What you will do: All lines in which the word "matplotlib" occurs are to be extracted.

Source data:
►
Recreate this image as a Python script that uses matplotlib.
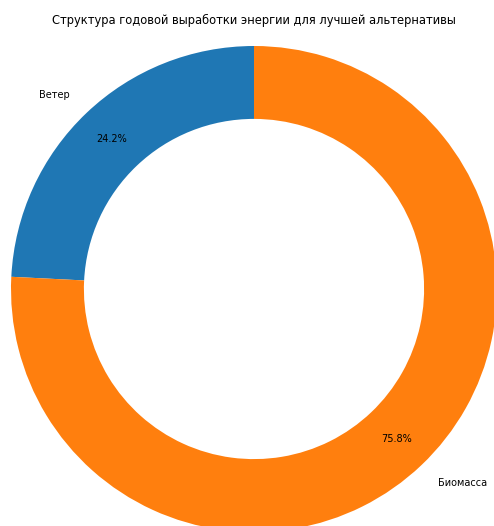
import matplotlib
matplotlib.use('Agg')
import matplotlib.pyplot as plt

# ---------- annual energy output by source --------------------------------
sources = ['Ветер', 'Биомасса']
shares = [24.2, 75.8]
colours = ['#1f77b4', '#ff7f0e']

title = 'Структура годовой выработки энергии для лучшей альтернативы'

# ---------- figure ---------------------------------------------------------
W, H = 494, 526
fig = plt.figure(figsize=(W / 100, H / 100), dpi=100)

cx, cy, r = 254, 289, 243   # pixel centre and outer radius of the ring
ax = fig.add_axes([(cx - r) / W, (H - cy - r) / H, 2 * r / W, 2 * r / H])

ax.pie(shares, labels=sources, colors=colours, autopct='%1.1f%%',
       startangle=90, pctdistance=0.85, labeldistance=1.1,
       wedgeprops=dict(width=0.3, linewidth=0),
       textprops=dict(fontsize=7))
ax.set_xlim(-1, 1)
ax.set_ylim(-1, 1)
ax.set_aspect('equal')
ax.axis('off')

fig.text(cx / W, 1 - 20 / H, title, ha='center', va='center', fontsize=8.3)

fig.savefig('out.png', dpi=100)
◄
Solution to the problem:
Recreate this image as a Python script that uses matplotlib.
import matplotlib
matplotlib.use('Agg')
import matplotlib.pyplot as plt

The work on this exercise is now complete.